A Santa Ana immigrants' rights organization Thursday accused candidates in the Nov. 4 election of exploiting immigrants and illegal aliens for political gain in "racist" campaign literature, asserting that it encouraged racial polarization.
"There is a tremendous fear right now in the immigrant community that these campaign mailers could eventually lead to violence against immigrant workers," said Nativo Lopez, speaking at a press conference in Santa Ana on behalf of Hermandad Mexicana Nacional and the Santa Ana branch of the League of United Latin American Citizens.
He said the organization will seek a U.S. Justice Department inquiry into local political campaigns and will urge the county Human Relations Commission to hold public hearings on their impact.
Julian Klugman, regional director of the U.S. Community Relations Service, a conciliation-mediation arm of the Justice Department, said in a telephone interview from San Francisco that he has not been contacted by Hermandad Mexicana.
"But it doesn't mean we aren't interested," Klugman said. "If we are contacted, I'd have to do an assessment, basically asking questions in the community to see what's going on."
'Very Timely Issue'
The Latino protest, Klugman said, is a "very timely issue."
Lopez said the groups want to stop what he called the "spiraling propaganda" put out by candidates because they promote cultural misperceptions at a sensitive time, noting the recent increase in raids by immigration authorities.
Lopez singled out recent Santa Ana council races and the 72nd Assembly District, in which the loser, Democratic candidate Dan Griset, used a controversial mailer referring to "overcrowded" and "illegal" housing for "immigrant workers." On the mailer was a photograph of a house occupied by a family of U.S. citizens.
In the Santa Ana council races, Lopez focused his criticism on three candidates: outgoing Vice Mayor P. Lee Johnson, who lost a bid to remain on the council; Miguel Pulido Jr., who defeated Johnson and who was the only Mexican-American the Hermandad group singled out, and Alberta Christy, who also lost to Pulido.
Hermandad Mexicana said local business owners who supported these candidates are also "partly to blame."
In a telephone interview, Griset said his mailer was intended to demonstrate his stand for city code enforcement and the need for "community standards."
"We have campaigned on the need for community standards and that those community standards are supported by people of every ethnic group in our community," he said.
He said the photograph was an "unfortunate occurrence," but "we were talking about residences and not residents. That's the distinction."
In her literature, Christy alleged that Johnson "supports making Santa Ana a sanctuary for illegal aliens."

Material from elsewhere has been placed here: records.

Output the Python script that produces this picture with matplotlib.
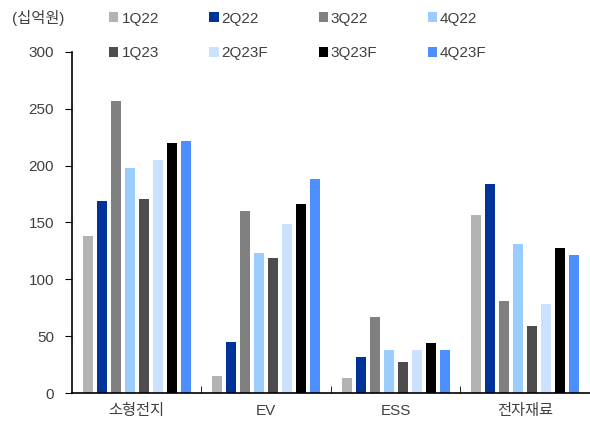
import numpy as np
import matplotlib.pyplot as plt
from matplotlib.patches import Patch

plt.rcParams['font.family'] = ['Liberation Sans', 'Noto Sans CJK KR']

categories = ["소형전지", "EV", "ESS", "전자재료"]
quarters = ["1Q22", "2Q22", "3Q22", "4Q22", "1Q23", "2Q23F", "3Q23F", "4Q23F"]
colors = ["#b3b3b3", "#003399", "#808080", "#99ccff", "#4d4d4d", "#cce0ff", "#000000", "#4d8fff"]

v_1q22 = [138, 15, 13, 157]
v_2q22 = [169, 45, 32, 184]
v_3q22 = [257, 160, 67, 81]
v_4q22 = [198, 123, 38, 131]
v_1q23 = [171, 119, 27, 59]
v_2q23 = [205, 149, 38, 78]
v_3q23 = [220, 166, 44, 128]
v_4q23 = [222, 188, 38, 121]
series = [v_1q22, v_2q22, v_3q22, v_4q22, v_1q23, v_2q23, v_3q23, v_4q23]

fig = plt.figure(figsize=(5.9, 4.32), dpi=100)
ax = fig.add_axes([0.122, 0.09, 0.878, 0.79])

x = np.arange(len(categories))
step = 0.108
w = 0.08
for i, vals in enumerate(series):
    ax.bar(x + (i - 3.5) * step, vals, width=w, color=colors[i], label=quarters[i])

ax.set_xlim(-0.5, 3.5)
ax.set_ylim(0, 300)
ax.set_yticks(range(0, 301, 50))
ax.set_xticks(x)
ax.set_xticklabels(categories)
ax.tick_params(axis='x', length=0, pad=8, labelsize=11, colors='#404040')
ax.set_xticks([0.5, 1.5, 2.5], minor=True)
ax.tick_params(axis='x', which='minor', direction='in', length=5, color='black')
ax.tick_params(axis='y', direction='out', length=5, labelsize=11, colors='#404040', pad=8)
ax.tick_params(axis='y', color='black')
for s in ['top', 'right']:
    ax.spines[s].set_visible(False)
ax.spines['left'].set_linewidth(1.2)
ax.spines['bottom'].set_linewidth(1.2)

fig.text(0.02, 0.958, "(십억원)", fontsize=11, color='#404040', va='center')

order = [0, 4, 1, 5, 2, 6, 3, 7]
handles = [Patch(facecolor=colors[i], label=quarters[i]) for i in order]
fig.legend(handles=handles, ncol=4, loc='upper left', bbox_to_anchor=(0.162, 1.005),
           frameon=False, fontsize=11, handlelength=0.6, handleheight=0.6,
           handletextpad=0.2, columnspacing=3.3, labelspacing=1.35,
           labelcolor='#404040')

fig.savefig("out.png", dpi=100)
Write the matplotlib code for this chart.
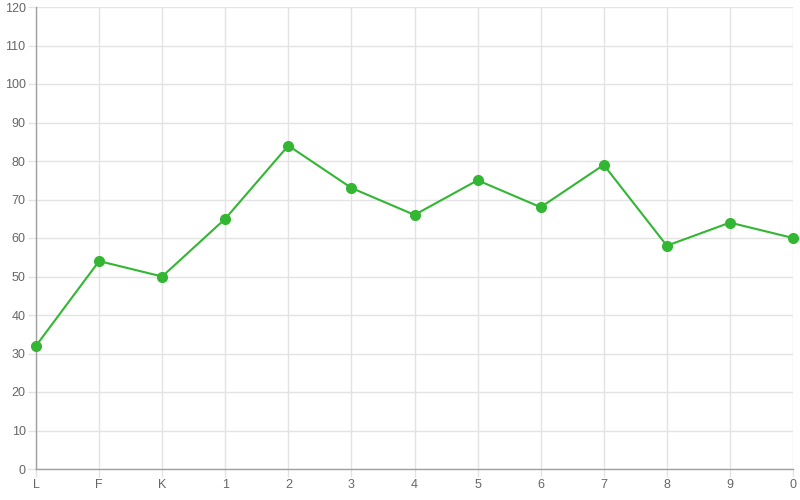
import matplotlib.pyplot as plt

plt.rcParams['font.family'] = ['Liberation Sans', 'DejaVu Sans']

labels = ['L', 'F', 'K', '1', '2', '3', '4', '5', '6', '7', '8', '9', '0']
values = [32, 54, 50, 65, 84, 73, 66, 75, 68, 79, 58, 64, 60]
y_ticks = list(range(0, 121, 10))

fig = plt.figure(figsize=(8, 5), dpi=100)
ax = fig.add_axes([36 / 800, 31 / 500, 757 / 800, 462 / 500])

x = list(range(len(labels)))
ax.plot(x, values, color='#33b633', linewidth=1.5, marker='o', markersize=7,
        markerfacecolor='#33b633', markeredgecolor='#33b633', zorder=3, clip_on=False)

ax.set_xlim(0, len(labels) - 1)
ax.set_ylim(0, 120)
ax.set_xticks(x)
ax.set_xticklabels(labels)
ax.set_yticks(y_ticks)

ax.grid(True, color='#e3e3e3', linewidth=1)
ax.set_axisbelow(True)
for side in ['top', 'right']:
    ax.spines[side].set_visible(False)
for side in ['left', 'bottom']:
    ax.spines[side].set_color('#a0a0a0')
    ax.spines[side].set_linewidth(1)

ax.tick_params(axis='both', colors='#e3e3e3', labelcolor='#666666', labelsize=9, length=6, width=1, pad=1.5)

fig.savefig('out.png', dpi=100)
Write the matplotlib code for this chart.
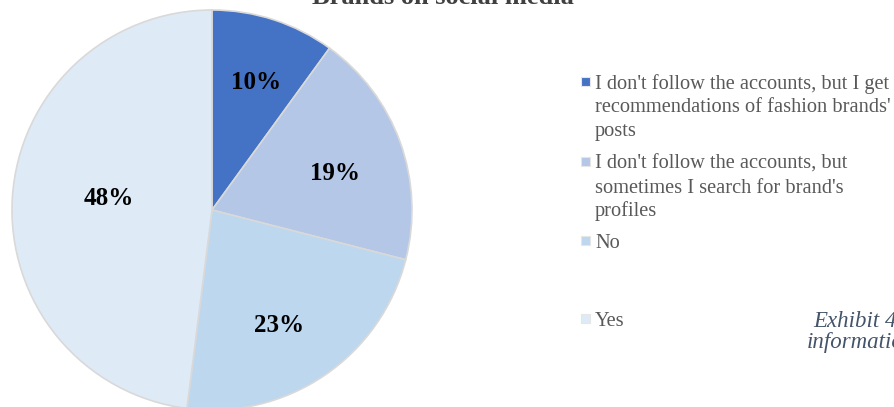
import numpy as np
import matplotlib.pyplot as plt
from matplotlib.patches import Rectangle

# survey shares, clockwise from 12 o'clock
labels = ["I don't follow the accounts, but I get recommendations of fashion brands' posts",
          "I don't follow the accounts, but sometimes I search for brand's profiles",
          "No",
          "Yes"]
shares = [10, 19, 23, 48]
colors = ["#4472C4", "#B4C7E7", "#BDD7EE", "#DEEBF7"]

# how the legend text wraps
legend_lines = [["I don't follow the accounts, but I get",
                 "recommendations of fashion brands'",
                 "posts"],
                ["I don't follow the accounts, but",
                 "sometimes I search for brand's",
                 "profiles"],
                ["No"],
                ["Yes"]]

W, H = 894, 407
plt.rcParams['font.family'] = ['Liberation Serif', 'DejaVu Serif']

fig = plt.figure(figsize=(W / 100, H / 100), dpi=100)


def px(x, y):
    return x / W, 1 - y / H


# pie axes: centre (212, 210), radius 202 px
cx, cy, r = 212, 210, 202
ax = fig.add_axes([(cx - r) / W, 1 - (cy + r) / H, 2 * r / W, 2 * r / H])
wedges, texts, autotexts = ax.pie(
    shares, colors=colors, startangle=90, counterclock=False,
    autopct='%1.0f%%', pctdistance=0.66,
    wedgeprops=dict(edgecolor='#D9D9D9', linewidth=1.2),
    textprops=dict(fontsize=18, fontweight='bold', color='black'))
ax.set_aspect('equal')
ax.set_xlim(-1.01, 1.01)
ax.set_ylim(-1.01, 1.01)

# "best fit" style label spots: radius fraction and angle shift per slice
label_dist = [0.675, 0.64, 0.67, 0.52]
label_shift = [-1, -3, -4, -3]
for w, t, d, s in zip(wedges, autotexts, label_dist, label_shift):
    ang = np.deg2rad((w.theta1 + w.theta2) / 2 + s)
    t.set_position((d * np.cos(ang), d * np.sin(ang)))

# title, mostly outside the top edge
fig.text(*px(443, 4), "Brands on social media", ha='center', va='baseline',
         fontsize=19, fontweight='bold', color='#404040')

# legend
baselines = [89, 169, 248, 326]
step = 23.5
for i, lines in enumerate(legend_lines):
    y0 = baselines[i]
    sq = 9
    fig.add_artist(Rectangle(px(581, y0 - 3), sq / W, sq / H, transform=fig.transFigure,
                             facecolor=colors[i], edgecolor='#E6E6E6', linewidth=0.8))
    for j, line in enumerate(lines):
        fig.text(*px(595, y0 + j * step), line, ha='left', va='baseline',
                 fontsize=14.7, color='#595959')

# caption on the right
fig.text(*px(813, 327), "Exhibit 4", ha='left', va='baseline',
         fontsize=16.5, style='italic', color='#44546A')
fig.text(*px(807, 348), "information", ha='left', va='baseline',
         fontsize=16.5, style='italic', color='#44546A')

fig.savefig("out.png", dpi=100)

Christy's message was intended only to point out a claim that Johnson had ignored the illegal alien issue in Santa Ana, said David Vaporean of David Wayne Communications, the political consultants who ran her campaign.
Pulido's campaign material stated that the rights of "native American citizens" must be respected by not allowing "illegal immigrants to freely purge our community." The same mailer said: "Our community can no longer tolerate the public nuisance that illegal aliens bring upon us."
Pulido could not be reached for comment.
Lopez said Johnson's campaign literature boasted about his leadership by saying that Santa Ana police arrested "more than 1,750 illegal aliens" during drug busts last year.
Replied Johnson: "If he means I'm anti-illegal alien, he's absolutely right."
"It's people like Nativo who are the exploiters," Johnson said. "He promises all kinds of things to these people, but when he doesn't deliver, he doesn't blame himself."
Lopez also accused Griset and Johnson of being hypocritical for hiring illegal aliens to distribute their campaign literature.